Now, I have some questions on that. For instance, Berrios predecessor Jim Houlihan and Kaegi also gave their staff ranges of cap rates to generally follow, though both insist their lists were developed after full staff input and not handed down as a diktat. Beyond that, from my experience, deciphering Cook County's property tax system makes advanced nuclear physics look like a subject you'd master in kindergarten.

But other data appears to support the notion that Berrios was too generous to the tax appeals bar and its clients. Like state assessment ratio studies, which show that Cook County was close to where it legally is supposed to be in 2011 but moved in the wrong direction in the Berrios years.

For instance, by county ordinance, commercial properties are supposed to be taxed at 25 percent of their market value. Cook County was at a median 24.04 percent to 24.85 percent in 2011, depending on the type of commercial property, but by 2017 the figures were at 19.41, according to the state—less accurate, with greater tax savings for owners. The percentage drop for rental apartment properties was even bigger, plummeting from 12.71 percent in 2011 to 6.81 percent in 2017. They're supposed to be 10 percent.
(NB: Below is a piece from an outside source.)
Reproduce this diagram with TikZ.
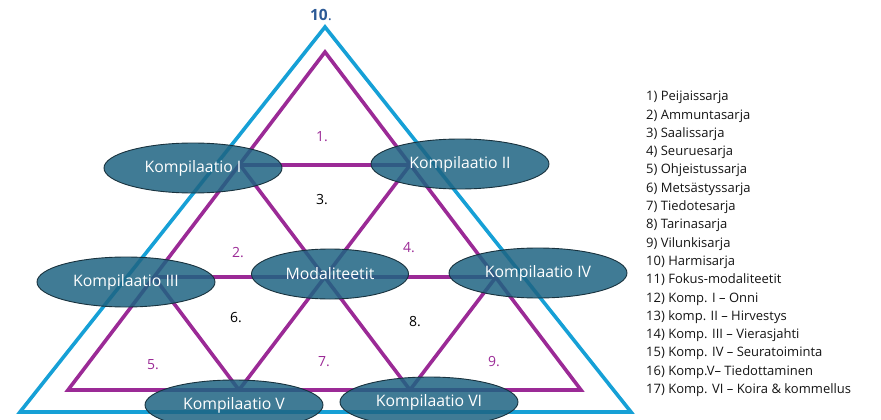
\documentclass[tikz,border=0pt]{standalone}
\usepackage{fontspec}
\setmainfont{Open Sans}
\usetikzlibrary{shapes.geometric}
\definecolor{purp}{RGB}{155,42,150}
\definecolor{skyb}{RGB}{22,160,214}
\definecolor{ellfill}{RGB}{30,100,130}
\definecolor{ellline}{RGB}{25,50,62}
\definecolor{tenblue}{RGB}{44,90,150}
\definecolor{listtext}{RGB}{20,20,20}
\tikzset{
  purpline/.style={draw=purp,line width=3.6pt},
  blueline/.style={draw=skyb,line width=3.6pt},
  komp/.style={ellipse,draw=ellline,line width=0.9pt,fill=ellfill,fill opacity=0.85,draw opacity=1,text opacity=1,
     text=white,minimum width=178pt,minimum height=50pt,inner sep=0pt,font=\fontsize{15.8}{18}\selectfont},
  pnum/.style={text=purp,font=\fontsize{14}{16}\selectfont},
  bnum/.style={text=black,font=\fontsize{14}{16}\selectfont}
}
\begin{document}
\begin{tikzpicture}[x=1pt,y=-1pt]
\useasboundingbox (0,0) rectangle (881,420);
\clip (0,0) rectangle (881,420);
% blue triangle
\coordinate (T) at (325,27);
\coordinate (U) at (20,412);
\coordinate (V) at (631,412);
\draw[blueline] (T) -- (U) -- (V) -- cycle;
% purple grid
\coordinate (A) at (325,52);
\coordinate (B) at (68,390);
\coordinate (C) at (581,390);
\coordinate (P1) at (240,165);
\coordinate (P2) at (410,165);
\coordinate (Q1) at (154,277);
\coordinate (Q2) at (325,277);
\coordinate (Q3) at (496,277);
\coordinate (R2) at (239,390);
\coordinate (R3) at (410,390);
\draw[purpline] (A) -- (B) -- (C) -- cycle;
\draw[purpline] (P1) -- (P2);
\draw[purpline] (Q1) -- (Q3);
\draw[purpline] (P1) -- (R3);
\draw[purpline] (P2) -- (R2);
\draw[purpline] (Q1) -- (R2);
\draw[purpline] (Q3) -- (R3);
% ellipses
\node[komp] (k1) at (193,168) {Kompilaatio I};
\node[komp] (k2) at (460,164) {Kompilaatio II};
\node[komp] (k3) at (126,282) {Kompilaatio III};
\node[komp,minimum width=157pt] (mod) at (330,274) {Modaliteetit};
\node[komp] (k4) at (538,273) {Kompilaatio IV};
\node[komp] (k5) at (234,405) {Kompilaatio V};
\node[komp] (k6) at (429,402) {Kompilaatio VI};
% numbers
\node[pnum] (n1) at (322,137) {1.};
\node[bnum] (n3) at (322,200) {3.};
\node[pnum] (n2) at (238,253) {2.};
\node[pnum] (n4) at (409,248) {4.};
\node[bnum] (n6) at (236,318) {6.};
\node[bnum] (n8) at (415,322) {8.};
\node[pnum] (n5) at (153,365) {5.};
\node[pnum] (n7) at (324,362) {7.};
\node[pnum] (n9) at (494,362) {9.};
\node[text=tenblue,font=\fontsize{15.5}{18}\selectfont] (n10) at (321,15) {\textbf{10}.};
% legend
\node[anchor=north west,align=left,inner sep=0pt,text=listtext,font=\fontsize{13}{18.3}\selectfont] (legend) at (646,91) {%
1) Peijaissarja\\
2) Ammuntasarja\\
3) Saalissarja\\
4) Seuruesarja\\
5) Ohjeistussarja\\
6) Metsästyssarja\\
7) Tiedotesarja\\
8) Tarinasarja\\
9) Vilunkisarja\\
10) Harmisarja\\
11) Fokus-modaliteetit\\
12) Komp. I – Onni\\
13) komp. II – Hirvestys\\
14) Komp. III – Vierasjahti\\
15) Komp. IV – Seuratoiminta\\
16) Komp.V– Tiedottaminen\\
17) Komp. VI – Koira \& kommellus};
\end{tikzpicture}
\end{document}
That's not good, says Steve Friedman, president of SB Friedman Development Advisors, a consulting firm that advises investors on where to put their money. The state data "shows we moved away from the goals of the (county) ordinance in terms of assessment values over the past seven or eight years."

The question is how to get back to where we were without causing too much disruption, a big concern of Friedman and others. Perhaps a transition period is needed. But Kaegi is right to try, and it appears he has reason to do so.